What you are asked to do:
Do not copy the pictures. Write out the lines from the start of the entries through the line containing "(0,0) rectangle (1267,547);".

Plotting code records:
□ □ □ □ □

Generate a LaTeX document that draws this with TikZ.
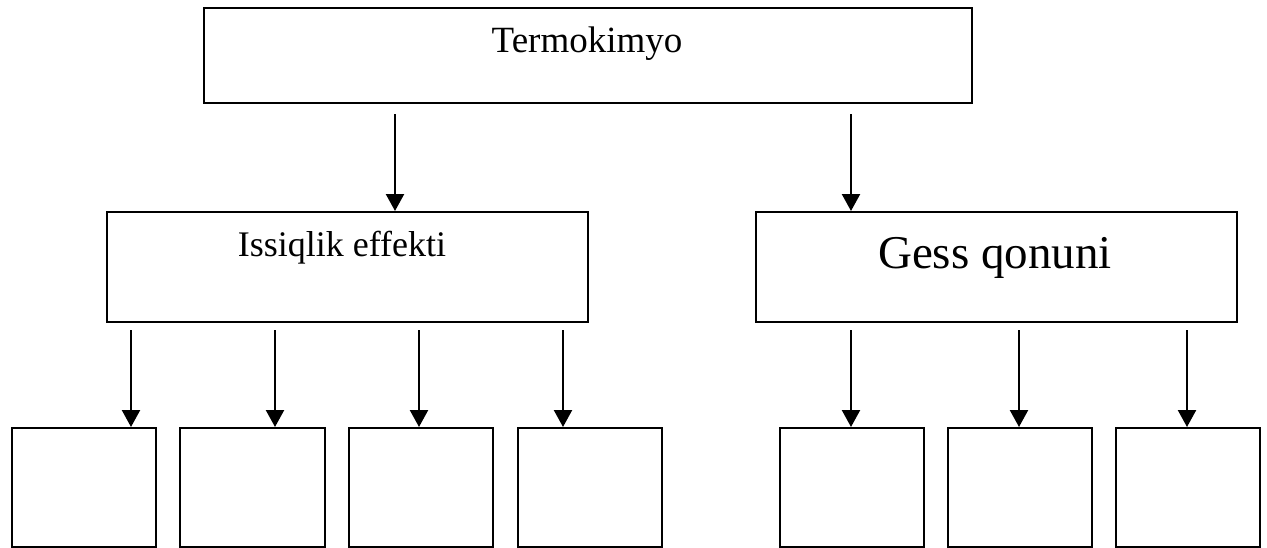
\documentclass[tikz,border=0pt]{standalone}
\usepackage{fontspec}
\setmainfont{Liberation Serif}
\usetikzlibrary{arrows.meta}

\tikzset{
  box/.style={draw=black, line width=2.3pt, rectangle, inner sep=0pt, anchor=north west},
  link/.style={line width=2.3pt, -{Triangle[width=18pt,length=17pt]}},
  title/.style={anchor=base, inner sep=0pt, font=\fontsize{37}{44}\selectfont},
  sub/.style={anchor=base, inner sep=0pt, font=\fontsize{36}{43}\selectfont},
  big/.style={anchor=base, inner sep=0pt, font=\fontsize{47}{56}\selectfont},
}

\begin{document}
\begin{tikzpicture}[x=1pt, y=-1pt]
  \useasboundingbox (0,0) rectangle (1267,547);

  % top level
  \node[box, minimum width=768pt, minimum height=95pt] (top) at (203,7) {};
  \node[title] (toptxt) at (587,52) {Termokimyo};

  % second level
  \node[box, minimum width=481pt, minimum height=110pt] (ie) at (106,211) {};
  \node[sub] (ietxt) at (342,256) {Issiqlik effekti};
  \node[box, minimum width=481pt, minimum height=110pt] (gq) at (755,211) {};
  \node[big] (gqtxt) at (995,268) {Gess qonuni};

  % third level (empty boxes)
  \node[box, minimum width=144pt, minimum height=119pt] (b1) at (11,427) {};
  \node[box, minimum width=145pt, minimum height=119pt] (b2) at (179,427) {};
  \node[box, minimum width=144pt, minimum height=119pt] (b3) at (348,427) {};
  \node[box, minimum width=144pt, minimum height=119pt] (b4) at (517,427) {};
  \node[box, minimum width=144pt, minimum height=119pt] (b5) at (779,427) {};
  \node[box, minimum width=144pt, minimum height=119pt] (b6) at (947,427) {};
  \node[box, minimum width=144pt, minimum height=119pt] (b7) at (1115,427) {};

  % arrow start points
  \coordinate (s1) at (395,114);
  \coordinate (s2) at (851,114);
  \coordinate (c1) at (131,330);
  \coordinate (c2) at (275,330);
  \coordinate (c3) at (419,330);
  \coordinate (c4) at (563,330);
  \coordinate (c5) at (851,330);
  \coordinate (c6) at (1019,330);
  \coordinate (c7) at (1187,330);

  % arrows
  \draw[link] (s1) -- (s1 |- ie.north);
  \draw[link] (s2) -- (s2 |- gq.north);
  \draw[link] (c1) -- (c1 |- b1.north);
  \draw[link] (c2) -- (c2 |- b2.north);
  \draw[link] (c3) -- (c3 |- b3.north);
  \draw[link] (c4) -- (c4 |- b4.north);
  \draw[link] (c5) -- (c5 |- b5.north);
  \draw[link] (c6) -- (c6 |- b6.north);
  \draw[link] (c7) -- (c7 |- b7.north);
\end{tikzpicture}
\end{document}
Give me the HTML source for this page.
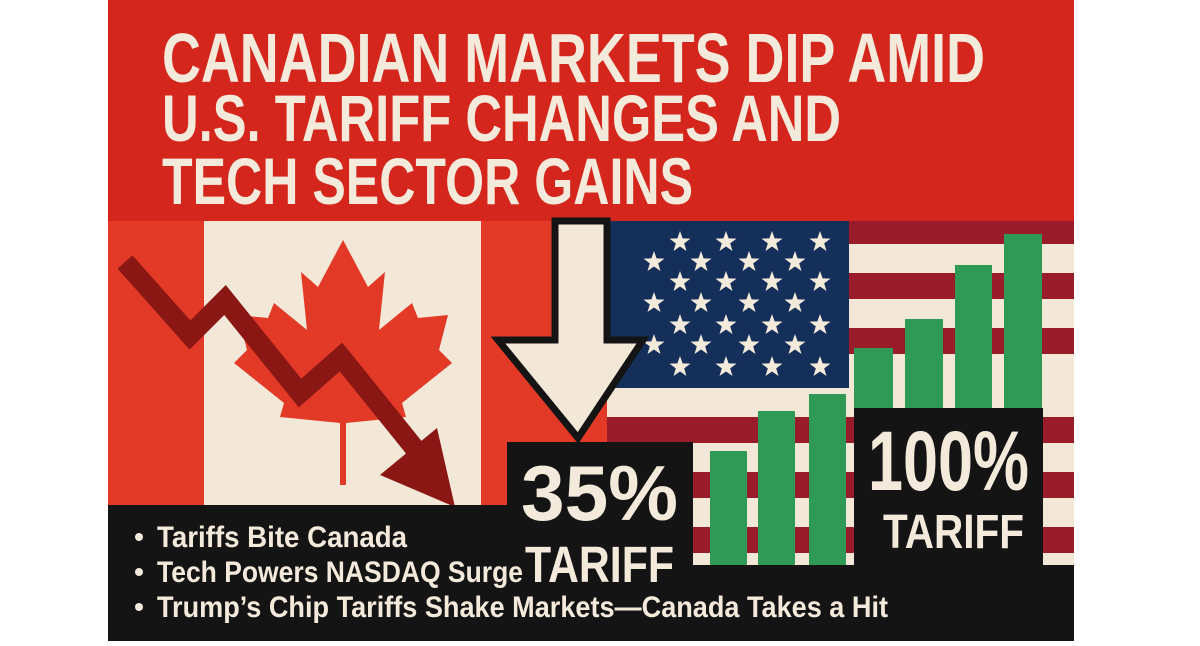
<!DOCTYPE html>
<html><head><meta charset="utf-8"><style>
html,body{margin:0;padding:0;background:#fff;width:1200px;height:646px;overflow:hidden}
svg{display:block}
text{font-family:"Liberation Sans",sans-serif;font-weight:bold;fill:#f4eadb}
</style></head><body>
<svg width="1200" height="646" viewBox="0 0 1200 646" xmlns="http://www.w3.org/2000/svg">
<defs>
<polygon id="st" points="0,-11 2.6,-3.6 10.5,-3.4 4.2,1.4 6.5,9 0,4.5 -6.5,9 -4.2,1.4 -10.5,-3.4 -2.6,-3.6" fill="#f4eadb"/>
</defs>
<rect x="0" y="0" width="1200" height="646" fill="#fff"/>
<rect x="108" y="0" width="966" height="221" fill="#d4261c"/>
<text x="162" y="82" font-size="70" textLength="823" lengthAdjust="spacingAndGlyphs">CANADIAN MARKETS DIP AMID</text>
<text x="162" y="141" font-size="66" textLength="679" lengthAdjust="spacingAndGlyphs">U.S. TARIFF CHANGES AND</text>
<text x="162" y="204" font-size="66" textLength="531" lengthAdjust="spacingAndGlyphs">TECH SECTOR GAINS</text>
<rect x="108" y="221" width="96" height="290" fill="#e23a26"/>
<rect x="204" y="221" width="277" height="290" fill="#f3e8d8"/>
<rect x="481" y="221" width="130" height="290" fill="#e23a26"/>
<polygon fill="#e23a26" points="343,240 368,287 385,272 379,330 412,303 418,318 448,315 439,350 452,363 402,403 406,417 346,423 340,423 280,417 284,403 234,363 247,350 238,315 268,318 274,303 307,330 301,272 318,287"/>
<rect x="340" y="420" width="6" height="65" fill="#e23a26"/>
<rect x="607" y="221" width="467" height="345" fill="#f3e8d8"/>
<g fill="#9a1c2b">
<rect x="607" y="221" width="467" height="23"/>
<rect x="607" y="273" width="467" height="26"/>
<rect x="607" y="328" width="467" height="26"/>
<rect x="607" y="417" width="467" height="26"/>
<rect x="607" y="472" width="467" height="26"/>
<rect x="607" y="527" width="467" height="26"/>
</g>
<rect x="607" y="221" width="242" height="167" fill="#14305a"/>
<g>
<use href="#st" x="680" y="242"/><use href="#st" x="726" y="242"/><use href="#st" x="772" y="242"/><use href="#st" x="820" y="242"/>
<use href="#st" x="654" y="262"/><use href="#st" x="701" y="262"/><use href="#st" x="749" y="262"/><use href="#st" x="795" y="262"/>
<use href="#st" x="680" y="282"/><use href="#st" x="726" y="282"/><use href="#st" x="772" y="282"/><use href="#st" x="820" y="282"/>
<use href="#st" x="654" y="303"/><use href="#st" x="701" y="303"/><use href="#st" x="749" y="303"/><use href="#st" x="795" y="303"/>
<use href="#st" x="680" y="325"/><use href="#st" x="726" y="325"/><use href="#st" x="772" y="325"/><use href="#st" x="820" y="325"/>
<use href="#st" x="654" y="345"/><use href="#st" x="701" y="345"/><use href="#st" x="749" y="345"/><use href="#st" x="795" y="345"/>
<use href="#st" x="680" y="367"/><use href="#st" x="726" y="367"/><use href="#st" x="772" y="367"/><use href="#st" x="820" y="367"/>
</g>
<polygon points="555,221 607,221 607,340 643,340 578,438 498,340 555,340" fill="#f3e8d8" stroke="#141414" stroke-width="7" stroke-linejoin="miter"/>
<polyline points="125,262 190,335 225,300 300,393 341,357 420,455" fill="none" stroke="#8a1714" stroke-width="20" stroke-linejoin="miter"/>
<polygon points="380,475 437,428 455,507" fill="#8a1714"/>
<g fill="#2f9a55">
<rect x="710" y="451" width="37" height="114"/>
<rect x="758" y="411" width="37" height="154"/>
<rect x="809" y="394" width="37" height="171"/>
<rect x="854" y="348" width="39" height="70"/>
<rect x="905" y="319" width="38" height="99"/>
<rect x="955" y="265" width="37" height="153"/>
<rect x="1004" y="234" width="38" height="184"/>
</g>
<rect x="108" y="505" width="400" height="136" fill="#141414"/>
<rect x="507" y="442" width="186" height="199" fill="#141414"/>
<rect x="693" y="565" width="381" height="76" fill="#141414"/>
<rect x="854" y="408" width="189" height="160" fill="#141414"/>
<text x="521" y="520" font-size="78" textLength="157" lengthAdjust="spacingAndGlyphs">35%</text>
<text x="525" y="582" font-size="51" textLength="149" lengthAdjust="spacingAndGlyphs">TARIFF</text>
<text x="868" y="490" font-size="84" textLength="161" lengthAdjust="spacingAndGlyphs">100%</text>
<text x="883" y="548" font-size="48" textLength="141" lengthAdjust="spacingAndGlyphs">TARIFF</text>
<circle cx="139" cy="537" r="4" fill="#f4eadb"/>
<text x="157" y="547" font-size="30" textLength="250" lengthAdjust="spacingAndGlyphs">Tariffs Bite Canada</text>
<circle cx="139" cy="572" r="4" fill="#f4eadb"/>
<text x="157" y="582" font-size="30" textLength="366" lengthAdjust="spacingAndGlyphs">Tech Powers NASDAQ Surge</text>
<circle cx="139" cy="607" r="4" fill="#f4eadb"/>
<text x="157" y="617" font-size="30" textLength="731" lengthAdjust="spacingAndGlyphs">Trump’s Chip Tariffs Shake Markets—Canada Takes a Hit</text>
</svg>
</body></html>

□ □ □ □ □

Completed exercise:
Generate a LaTeX document that draws this with TikZ.
\documentclass[tikz,border=0pt]{standalone}
\usepackage{fontspec}
\setmainfont{Liberation Serif}
\usetikzlibrary{arrows.meta}

\tikzset{
  box/.style={draw=black, line width=2.3pt, rectangle, inner sep=0pt, anchor=north west},
  link/.style={line width=2.3pt, -{Triangle[width=18pt,length=17pt]}},
  title/.style={anchor=base, inner sep=0pt, font=\fontsize{37}{44}\selectfont},
  sub/.style={anchor=base, inner sep=0pt, font=\fontsize{36}{43}\selectfont},
  big/.style={anchor=base, inner sep=0pt, font=\fontsize{47}{56}\selectfont},
}

\begin{document}
\begin{tikzpicture}[x=1pt, y=-1pt]
  \useasboundingbox (0,0) rectangle (1267,547);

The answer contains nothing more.